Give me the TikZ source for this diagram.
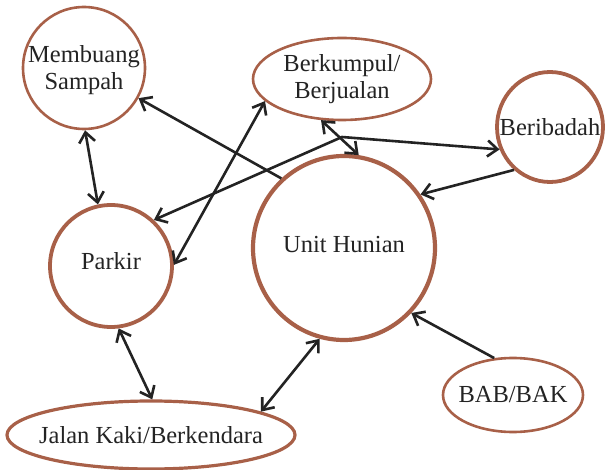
\documentclass[tikz,border=0pt]{standalone}
\usepackage{fontspec}
\setmainfont{Liberation Serif}
\usetikzlibrary{arrows.meta,shapes,positioning}
\definecolor{bata}{RGB}{168,96,72}
\definecolor{tinta}{RGB}{35,35,35}

\begin{document}
\begin{tikzpicture}[x=1pt,y=-1pt,
  >={Straight Barb[length=10pt,width=16pt]},
  ruang/.style={ellipse,draw=bata,line width=2.6pt,inner sep=0pt},
  tebal/.style={line width=3.8pt},
  panah/.style={line width=2.6pt,draw=tinta}]
\tikzstyle{every node}=[font=\fontsize{24.5}{27}\selectfont,text=tinta]
\tikzstyle{every label}=[align=center,font=\fontsize{24.5}{27}\selectfont,text=tinta]
\useasboundingbox (0,0) rectangle (605,470);

\node[ruang,minimum width=122pt,minimum height=122pt,label={[yshift=-2pt]center:{Membuang\\Sampah}}] (sampah) at (84,68) {};
\node[ruang,minimum width=178pt,minimum height=82pt,label=center:{Berkumpul/\\Berjualan}] (kumpul) at (342,79) {};
\node[ruang,tebal,minimum width=106pt,minimum height=110pt,label=center:{Beribadah}] (ibadah) at (550,127) {};
\node[ruang,tebal,minimum width=122pt,minimum height=122pt,label={[yshift=5pt]center:Parkir}] (parkir) at (111,266) {};
\node[ruang,line width=4.2pt,minimum width=182pt,minimum height=184pt,label={[yshift=3pt]center:Unit Hunian}] (hunian) at (344,248) {};
\node[ruang,minimum width=140pt,minimum height=74pt,label=center:{BAB/BAK}] (bab) at (513,395) {};
\node[ruang,line width=3.2pt,minimum width=288pt,minimum height=68pt,label=center:{Jalan Kaki/Berkendara}] (jalan) at (151,435) {};
\coordinate (tekuk) at (342,137);

\draw[panah,<->] (sampah.271) -- (parkir.102);
\draw[panah,->] (hunian.132) -- (sampah.-29);
\draw[panah,<->] (parkir.1) -- (kumpul.196);
\draw[panah,<->] (kumpul.243) -- (hunian.81);
\draw[panah,<->] (parkir.47) -- (tekuk) -- (ibadah.204);
\draw[panah,->] (ibadah.230) -- (hunian.35);
\draw[panah,<->] (parkir.-83) -- (jalan.88);
\draw[panah,<->] (hunian.255) -- (jalan.12);
\draw[panah,->] (bab.117) -- (hunian.-44);

\end{tikzpicture}
\end{document}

* * * *

▸ STATED TASK: Reproduce the listing above exactly, excluding all pictures.

▸ EXERCISE RESPONSE:
Give me the TikZ source for this diagram.
\documentclass[tikz,border=0pt]{standalone}
\usepackage{fontspec}
\setmainfont{Liberation Serif}
\usetikzlibrary{arrows.meta,shapes,positioning}
\definecolor{bata}{RGB}{168,96,72}
\definecolor{tinta}{RGB}{35,35,35}

\begin{document}
\begin{tikzpicture}[x=1pt,y=-1pt,
  >={Straight Barb[length=10pt,width=16pt]},
  ruang/.style={ellipse,draw=bata,line width=2.6pt,inner sep=0pt},
  tebal/.style={line width=3.8pt},
  panah/.style={line width=2.6pt,draw=tinta}]
\tikzstyle{every node}=[font=\fontsize{24.5}{27}\selectfont,text=tinta]
\tikzstyle{every label}=[align=center,font=\fontsize{24.5}{27}\selectfont,text=tinta]
\useasboundingbox (0,0) rectangle (605,470);

\node[ruang,minimum width=122pt,minimum height=122pt,label={[yshift=-2pt]center:{Membuang\\Sampah}}] (sampah) at (84,68) {};
\node[ruang,minimum width=178pt,minimum height=82pt,label=center:{Berkumpul/\\Berjualan}] (kumpul) at (342,79) {};
\node[ruang,tebal,minimum width=106pt,minimum height=110pt,label=center:{Beribadah}] (ibadah) at (550,127) {};
\node[ruang,tebal,minimum width=122pt,minimum height=122pt,label={[yshift=5pt]center:Parkir}] (parkir) at (111,266) {};
\node[ruang,line width=4.2pt,minimum width=182pt,minimum height=184pt,label={[yshift=3pt]center:Unit Hunian}] (hunian) at (344,248) {};
\node[ruang,minimum width=140pt,minimum height=74pt,label=center:{BAB/BAK}] (bab) at (513,395) {};
\node[ruang,line width=3.2pt,minimum width=288pt,minimum height=68pt,label=center:{Jalan Kaki/Berkendara}] (jalan) at (151,435) {};
\coordinate (tekuk) at (342,137);

\draw[panah,<->] (sampah.271) -- (parkir.102);
\draw[panah,->] (hunian.132) -- (sampah.-29);
\draw[panah,<->] (parkir.1) -- (kumpul.196);
\draw[panah,<->] (kumpul.243) -- (hunian.81);
\draw[panah,<->] (parkir.47) -- (tekuk) -- (ibadah.204);
\draw[panah,->] (ibadah.230) -- (hunian.35);
\draw[panah,<->] (parkir.-83) -- (jalan.88);
\draw[panah,<->] (hunian.255) -- (jalan.12);
\draw[panah,->] (bab.117) -- (hunian.-44);

\end{tikzpicture}
\end{document}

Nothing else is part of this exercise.